The Mudcat Café TM
Thread #137209   Message #3141004
Posted By: saulgoldie
23-Apr-11 - 09:19 AM
Thread Name: BS: The meaning of words
Subject: RE: BS: The meaning of words
"Pro choice" and "pro life" are not opposites.

Someone who is "pro choice" advocates for the right of a woman to choose her form of birth control, including barrier types, spermicides, morning after pills, and surgery. Someone who is anti-choice, wants her choice to be made by statute. That is definitional. It is not rhetorical. One either advocates for her right to choose, or one is anti-choice, and wants to make that choice for her.

One who calls themself "pro life" suggests the s/he is a defender of life. This suggests, rhetorically, that one who is not "pro-life" is against life. This is rhetorical. Most of the people who call themselves "pro-life" oppose the rights of people to choose. They are therefore more accurately called "anti-choice." They also oppose the rights of people to "choose" various forms of birth control that prevent conception.
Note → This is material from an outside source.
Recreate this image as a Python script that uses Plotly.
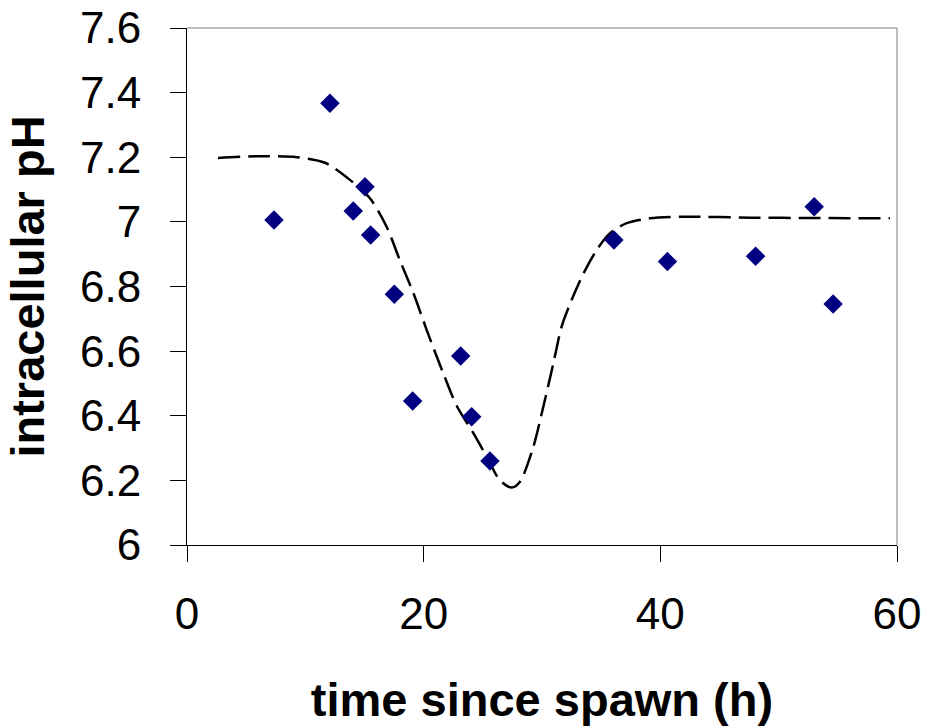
import plotly.graph_objects as go

# measured data points (time since spawn in h, intracellular pH)
obs_time = [7.35, 12.08, 14.05, 15.04, 15.52, 17.52, 19.07, 23.13, 24.06, 25.6,
            36.08, 40.6, 48.05, 53.0, 54.6]
obs_ph = [7.006, 7.367, 7.034, 7.109, 6.959, 6.776, 6.446, 6.585, 6.397, 6.26,
          6.944, 6.877, 6.894, 7.047, 6.746]

# fitted (dashed) curve
fit_time = [2.62, 6.0, 9.27, 11.66, 13.77, 15.46, 16.87, 18.0, 19.13, 20.26, 21.67,
            22.8, 24.2, 25.33, 26.45, 27.44, 28.14, 29.27, 30.11, 30.96, 31.66,
            32.5, 33.5, 34.62, 35.75, 37.16, 39.1, 41.94, 47.6, 53.0, 59.4]
fit_ph = [7.198, 7.203, 7.20, 7.183, 7.13, 7.073, 6.985, 6.88, 6.78, 6.665, 6.53,
          6.43, 6.346, 6.273, 6.20, 6.178, 6.196, 6.304, 6.428, 6.562, 6.676,
          6.758, 6.84, 6.913, 6.965, 6.996, 7.011, 7.016, 7.013, 7.012, 7.011]

x_ticks = [0, 20, 40, 60]
y_ticks = [6, 6.2, 6.4, 6.6, 6.8, 7, 7.2, 7.4, 7.6]
y_tick_text = ["6", "6.2", "6.4", "6.6", "6.8", "7", "7.2", "7.4", "7.6"]

FONT = "Liberation Sans, Arial, sans-serif"

fig = go.Figure()
fig.add_trace(go.Scatter(
    x=fit_time, y=fit_ph, mode="lines",
    line=dict(color="black", width=2.5, dash="22px,8px", shape="spline", smoothing=0.8),
    hoverinfo="skip", showlegend=False,
))
fig.add_trace(go.Scatter(
    x=obs_time, y=obs_ph, mode="markers",
    marker=dict(symbol="diamond", size=15, color="#000080", line=dict(width=0)),
    showlegend=False,
))

fig.update_layout(
    width=930, height=726,
    margin=dict(l=187, r=33, t=28, b=181, autoexpand=False),
    paper_bgcolor="white", plot_bgcolor="white",
    font=dict(family=FONT, color="black"),
    shapes=[dict(type="path", xref="paper", yref="paper",
                 path="M 0 1 L 1 1 L 1 0", line=dict(color="#808080", width=1))],
)
fig.update_xaxes(
    range=[0, 60], tickvals=x_ticks, ticks="outside", ticklen=16, tickwidth=1,
    tickcolor="black", showline=True, linecolor="black", linewidth=1,
    showgrid=False, zeroline=False, tickfont=dict(size=44, family=FONT),
    ticklabelstandoff=14, automargin=False, ticklabeloverflow="allow",
    title=dict(text="<b>time since spawn (h)</b>", font=dict(size=47, family=FONT),
               standoff=56),
)
fig.update_yaxes(
    range=[6, 7.6], tickvals=y_ticks, ticktext=y_tick_text, ticks="outside",
    ticklen=16, tickwidth=1, tickcolor="black", showline=True, linecolor="black",
    linewidth=1, showgrid=False, zeroline=False, automargin=False,
    ticklabeloverflow="allow",
    tickfont=dict(size=44, family=FONT), ticklabelstandoff=20,
    title=dict(text="<b>intracellular pH</b>", font=dict(size=47, family=FONT),
               standoff=20),
)

# remove the browser's default body margin so the figure sits at the page origin
fig.write_html("out.html", config={"displayModeBar": False},
               post_script="document.body.style.margin='0';")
From the voices of those "pro life" advocates we hear on the news, they mostly also eat living beings of other species, endorse war and execution of the guilty, and endorse large scale gun ownership. These things would suggest that they are not truly defenders of life.

Further, they advocate for persecution of people who are not heterosexuals, or who have sex when they are not married. If one distills the "pro-life" veiwpoint, the best that one can come up with is that they are simply very uncomfortable with matters of sexuality, and wish to impose their discomfort on everyone else.

"Pro-life" is not an accurate characterization. It is a rhetorical structure. And anyone who uses the term is allowing them a rhetorical win, as opposed to being literally accurate.